Q:  Why is it I see microphone booms on the top of the frame in movies in your theater?

A:  Because we are special. It is an honor bestowed upon only the coolest theaters.

And it might also be that I can put in a different plate that crops the image (aperture plate), but it would make the movie seem like you’re viewing it through a mail-slot. Sometimes I can frame the image down and eliminate most of that, but that often leads to seeing the spot lights normally below the frame. So, I leave it alone and it gives you something to tell your grandchildren about.

Q:  Why are your food prices so much higher than Safeway’s?

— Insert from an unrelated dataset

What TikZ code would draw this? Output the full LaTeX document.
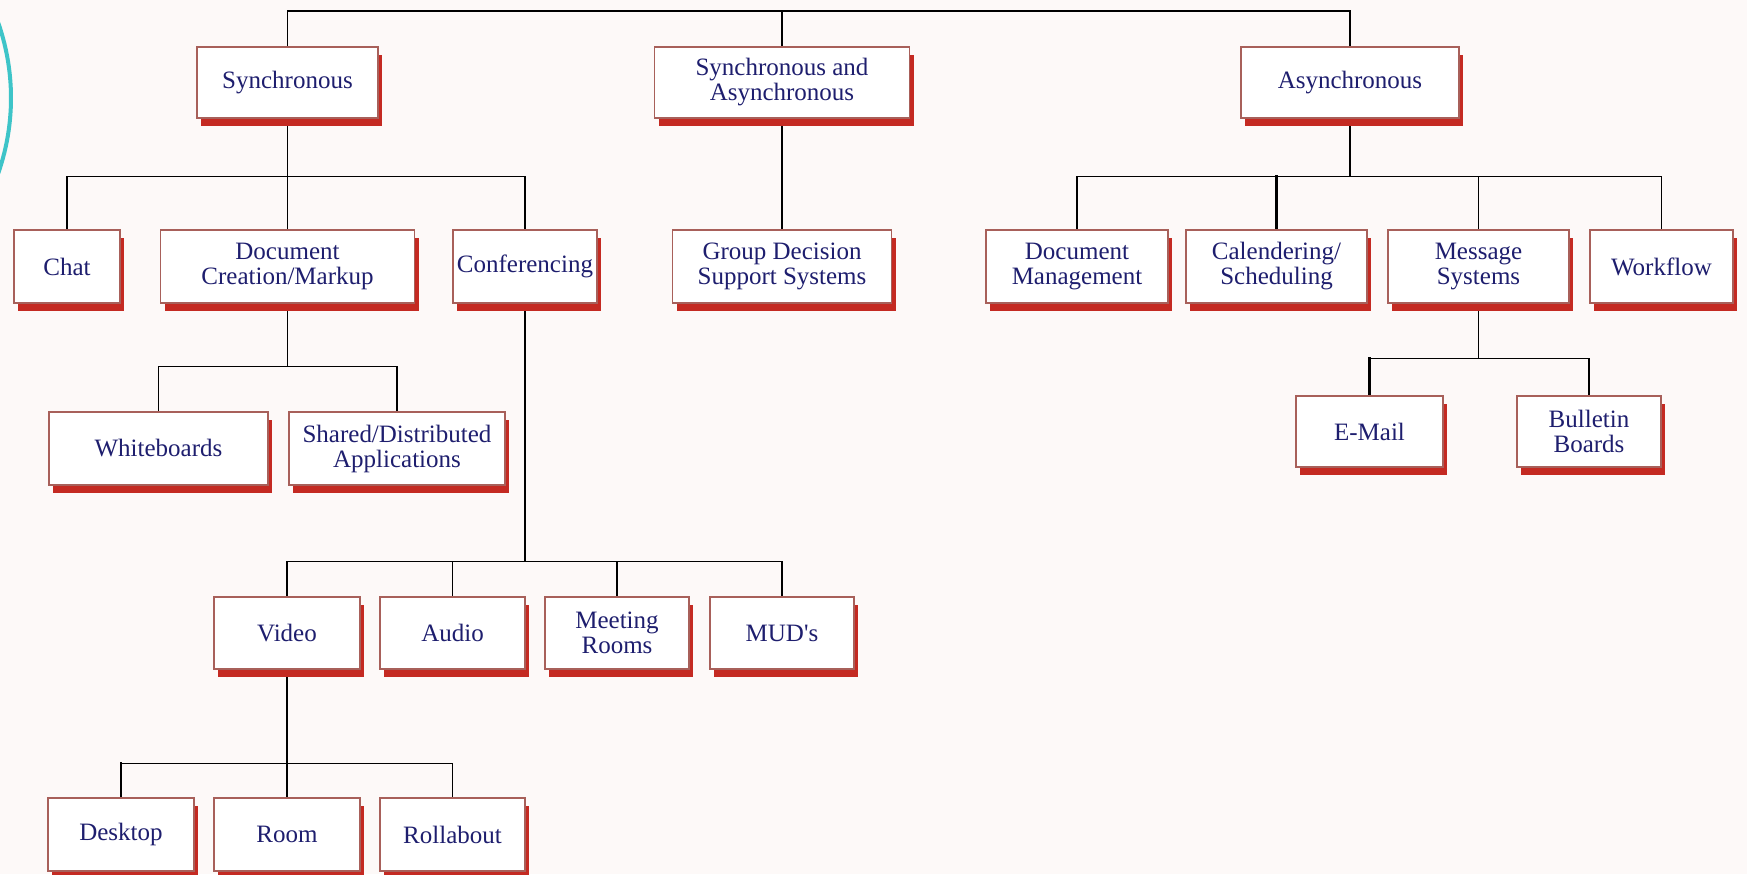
\documentclass[tikz,border=0pt]{standalone}
\usepackage{fontspec}
\setmainfont{Liberation Serif}
\usetikzlibrary{shadows,backgrounds}
\definecolor{paper}{HTML}{FDF9F8}
\definecolor{boxedge}{HTML}{A8605A}
\definecolor{boxshadow}{HTML}{C42A22}
\definecolor{labelblue}{HTML}{1E1E6E}
\definecolor{tealarc}{HTML}{3EC4C8}
\tikzset{
  box/.style={draw=boxedge, line width=0.75pt, fill=white, text=labelblue, align=center,
    inner sep=0pt, font=\fontsize{12.5}{12.5}\selectfont,
    drop shadow={shadow xshift=2pt, shadow yshift=-3.75pt, fill=boxshadow, opacity=1}},
  link/.style={line width=0.7pt},
  boldlink/.style={line width=1.3pt}
}
\begin{document}
\begin{tikzpicture}[x=0.5pt,y=-0.5pt]
\useasboundingbox (0,0) rectangle (1747,874);
% top row
\node[box, minimum width=90.5pt, minimum height=35.5pt] (sync) at (287.5,82.5) {Synchronous};
\node[box, minimum width=127.5pt, minimum height=35.5pt] (both) at (782,82.5) {Synchronous and\\Asynchronous};
\node[box, minimum width=109pt, minimum height=35.5pt] (async) at (1350,82.5) {Asynchronous};
% second row
\node[box, minimum width=53pt, minimum height=36.5pt] (chat) at (67,266.5) {Chat};
\node[box, minimum width=127pt, minimum height=36.5pt] (doccreate) at (287.5,266.5) {Document\\Creation/Markup};
\node[box, minimum width=72pt, minimum height=36.5pt] (conf) at (525,266.5) {Conferencing};
\node[box, minimum width=109.5pt, minimum height=36.5pt] (gdss) at (782,266.5) {Group Decision\\Support Systems};
\node[box, minimum width=91pt, minimum height=36.5pt] (docmgmt) at (1077,266.5) {Document\\Management};
\node[box, minimum width=90.5pt, minimum height=36.5pt] (calendar) at (1276.5,266.5) {Calendering/\\Scheduling};
\node[box, minimum width=90.5pt, minimum height=36.5pt] (message) at (1478.5,266.5) {Message\\Systems};
\node[box, minimum width=71.5pt, minimum height=36.5pt] (workflow) at (1661.5,266.5) {Workflow};
% third row
\node[box, minimum width=109.5pt, minimum height=36.5pt] (white) at (158.5,448.5) {Whiteboards};
\node[box, minimum width=108pt, minimum height=36.5pt] (shared) at (397,448.5) {Shared/Distributed\\Applications};
\node[box, minimum width=73.5pt, minimum height=35.5pt] (email) at (1369.5,431.5) {E-Mail};
\node[box, minimum width=72pt, minimum height=35.5pt] (bboard) at (1589,431.5) {Bulletin\\Boards};
% conferencing kinds
\node[box, minimum width=73pt, minimum height=36pt] (video) at (287,633) {Video};
\node[box, minimum width=72.5pt, minimum height=36pt] (audio) at (452.5,633) {Audio};
\node[box, minimum width=72pt, minimum height=36pt] (meeting) at (617,633) {Meeting\\Rooms};
\node[box, minimum width=72pt, minimum height=36pt] (muds) at (782,633) {MUD\textquotesingle s};
% video kinds
\node[box, minimum width=73pt, minimum height=36.5pt] (desktop) at (121,834.5) {Desktop};
\node[box, minimum width=73pt, minimum height=36.5pt] (room) at (287,834.5) {Room};
\node[box, minimum width=72.5pt, minimum height=36.5pt] (rollabout) at (452.5,834.5) {Rollabout};
\coordinate (top) at (782,11);
\begin{scope}[on background layer]
  \fill[paper] (0,0) rectangle (1747,874);
  \draw[tealarc, line width=2pt] (-5.6,12.6) arc[start angle=-22, end angle=22, radius=228];
  \draw[link] (sync.north) |- (top) -| (async.north);
  \draw[link] (top) -- (both.north);
  \draw[link] (both.south) -- (gdss.north);
  \draw[link] (sync.south) -- +(0,58) -| (chat.north);
  \draw[link] (sync.south) -- (doccreate.north);
  \draw[link] (sync.south) -- +(0,58) -| (conf.north);
  \draw[link] (async.south) -- +(0,58) -| (docmgmt.north);
  \draw[link] (async.south) -- +(0,58) -| (calendar.north);
  \draw[boldlink] (calendar.north) -- +(0,-54);
  \draw[link] (async.south) -- +(0,58) -| (message.north);
  \draw[link] (async.south) -- +(0,58) -| (workflow.north);
  \draw[link] (doccreate.south) -- +(0,63) -| (white.north);
  \draw[link] (doccreate.south) -- +(0,63) -| (shared.north);
  \draw[link] (message.south) -- +(0,55) -| (email.north);
  \draw[boldlink] (email.north) -- +(0,-38);
  \draw[link] (message.south) -- +(0,55) -| (bboard.north);
  \draw[link] (conf.south) -- +(0,258) -| (video.north);
  \draw[link] (conf.south) -- +(0,258) -| (audio.north);
  \draw[link] (conf.south) -- +(0,258) -| (meeting.north);
  \draw[link] (conf.south) -- +(0,258) -| (muds.north);
  \draw[link] (video.south) -- +(0,94) -| (desktop.north);
  \draw[boldlink] (desktop.north) -- +(0,-35);
  \draw[link] (video.south) -- (room.north);
  \draw[link] (video.south) -- +(0,94) -| (rollabout.north);
\end{scope}
\end{tikzpicture}
\end{document}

A:  Because they sell more of it than I do. You can buy your food at Safeway, or the co-op or wherever and bring it in. That’s fine. As long as it doesn’t bother you that the profit from the snack bar pays my bills. If you can enjoy a movie while munching on something that doesn’t contribute to the sustenance of the Avalon cinema, then have at it. Really. No one will think ill of you.

Q:  What’s the funniest thing anyone has ever asked you?

A:  When we were running the movie "Pecker," a very nice older woman came in and asked, "How long is John Waters’s "Pecker?" She had no clue what she had just asked. Fortunately, the half dozen people in the lobby also figured she hadn’t grocked what had just come outta her mouth. I looked at her and said, "The movie is 88 minutes long." She thanked me and left. As soon as she was clear of the door, everyone lost it. I'm sure she sat bolt-upright at 3:00 that morning realizing what she had asked. And no, I have no idea how long John Waters’s . . .

Q:  The most annoying?

A:  "What do you do for your day job?" has to be the most frequent question that comes under the heading of: Slap Magnet. During the day I book movies, do box office reports, clean and lubricate projectors, clean up the auditorium, scrub the toilets, get supplies, and answer stupid questions.

Thank you for the support and encouragement so many of you have shown.